The Historical Society of the Town of Middletown (HSM) will host a program Saturday, April 20 by two local homeowners who will recount the history of their homes and will try to give voice to some of the people who lived there.
“House History Hunting,” the first HSM program of 2013, will begin at10 a.m. at the Society’s Hall, 778 Cemetery Road, Margaretville. Admission is $2 for members, $4 for all others.
Andrew Goldberg of Halcottsville and Connie and Tom Jeffers of Margaretville will tell what they’ve uncovered about their houses, sharing the sources they used to peel back the layers of time to reveal who built them, who occupied them, and how the buildings were altered over generations.

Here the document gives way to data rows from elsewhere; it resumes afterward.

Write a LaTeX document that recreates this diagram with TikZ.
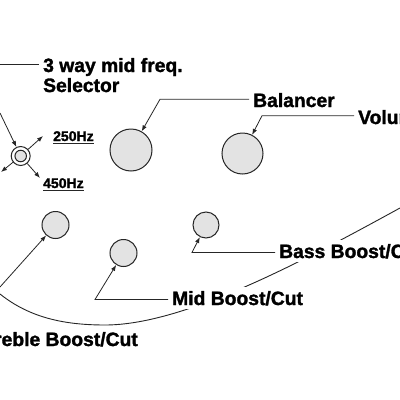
\documentclass[tikz,border=0pt]{standalone}
\usepackage{fontspec}
\newfontfamily\lab{Liberation Sans}[BoldFeatures={FakeBold=1.6}]
\usetikzlibrary{arrows.meta}
\begin{document}
\begin{tikzpicture}[x=1pt,y=-1pt,
  knob/.style={circle,draw=black!85,line width=1pt,fill=black!11,inner sep=0,minimum size=#1},
  lead/.style={draw=black!85,line width=0.8pt},
  tip/.style={-{Latex[length=6pt,width=4.5pt]}},
  lbl/.style={font=\lab\bfseries\fontsize{19.3}{19.3}\selectfont,text=black,anchor=base west,inner sep=4pt},
  mask/.style={fill=white},
  hz/.style={font=\lab\bfseries\fontsize{14}{14}\selectfont,text=black,anchor=base west,inner sep=0}]
\useasboundingbox (0,0) rectangle (400,400);
\clip (0,0) rectangle (400,400);
% knobs
\node[knob=42pt] (bal) at (131,150) {};
\node[knob=41pt] (vol) at (242.5,153.5) {};
\node[knob=27pt] (tre) at (55.5,225) {};
\node[knob=27pt] (mid) at (123.5,253) {};
\node[knob=26pt] (bass) at (206,225) {};
\node[circle,draw=black!85,line width=1pt,fill=white,minimum size=19pt,inner sep=0] (sel) at (20.7,156) {};
\node[knob=11.5pt] (seli) at (sel.center) {};
% big curve
\draw[line width=0.9pt,black!85] (0,294) .. controls (30,318) and (65,325) .. (105,325) .. controls (185,325) and (305,260) .. (400,208);
% labels
\node[lbl] (t3) at (39,72) {3 way mid freq.};
\node[lbl] (tsel) at (39,92) {Selector};
\node[lbl] (balt) at (249,107) {Balancer};
\node[lbl] (volt) at (354,124) {Volume};
\node[lbl,mask,anchor=base east] (tret) at (142,346) {Treble Boost/Cut};
\node[lbl,mask] (midt) at (168,305) {Mid Boost/Cut};
\node[lbl,mask] (basst) at (275,258) {Bass Boost/Cut};
\node[hz] (f250) at (53,141) {250Hz};
\node[hz] (f450) at (43,188) {450Hz};
\draw[lead] ([yshift=-2.5pt]f250.base west) -- ([yshift=-2.5pt]f250.base east);
\draw[lead] ([yshift=-2.5pt]f450.base west) -- ([yshift=-2.5pt]f450.base east);
% coordinates
\coordinate (c3) at (0,64);
\coordinate (balc) at (160,99.3);
\coordinate (volc) at (262,115.7);
\coordinate (trec) at (0,287);
\coordinate (midc) at (95,299.5);
\coordinate (bassc) at (192,252.5);
\coordinate (selin) at (0,113);
\coordinate (sur) at (43,136);
\coordinate (slr) at (40,178);
\coordinate (sll) at (1,172);
% leaders
\draw[lead] (c3) -- (c3 -| t3.west);
\draw[lead,tip] (balc -| balt.west) -- (balc) -- (bal);
\draw[lead,tip] (volc -| volt.west) -- (volc) -- (vol);
\draw[lead,tip] (trec) -- (tre);
\draw[lead,tip] (midc -| midt.west) -- (midc) -- (mid);
\draw[lead,tip] (bassc -| basst.west) -- (bassc) -- (bass);
\draw[lead,tip] (selin) -- (sel);
\draw[lead,tip] (sel) -- (sur);
\draw[lead,tip] (sel) -- (slr);
\draw[lead,tip] (sel) -- (sll);
\end{tikzpicture}
\end{document}
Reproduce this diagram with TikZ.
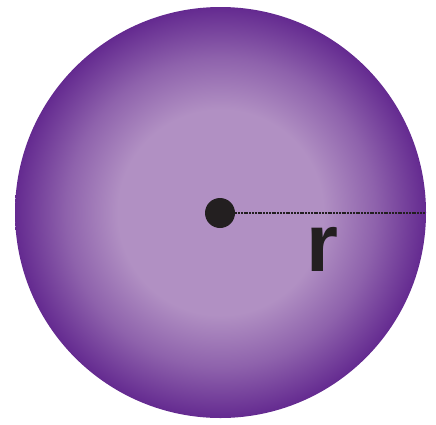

Goldberg and his wife, Leslie Derkash, purchased their Gothic revival house in Bragg Hollow one year ago “after searching for a farmhouse that retained a lot of its original details.” The house was built in 1869 by carpenter George W. Hubbell for Orrin Hewitt on what is reputedly the oldest farm in Bragg Hollow, first settled by Seth Parker in 1801. Today the property includes 19 acres and the remnants of a stone barn ramp.
Drama permeates the unassuming wood frame house, and the Goldbergs will reveal the surprising details, describing their search through deeds, local history volumes, genealogy records, newspaper accounts and physical evidence.
Connie and Tom Jeffers will also describe the backstory of their beautifully restored Queen Anne Victorian in Margaretville.
At the end of September in 1892, architect, contractor and builder Henry Coulter and his wife Nina purchased a lot on the northwest end of Walnut Street from Jeremiah Ackerly. They built a house in which to raise their family and it was completed in the mid-1890s.
Since Mr. Coulter was a builder and the home was intended for his family to live in, the construction is amazingly sound “and somewhat over-built,” the Jeffers say. The house features a typical wraparound front porch with turret. A carriage house is in back.
Previous owners (there have been seven) added a massive modern kitchen and a master suite in what was a third-floor attic, including the raising the turret and witches cap by 14 feet.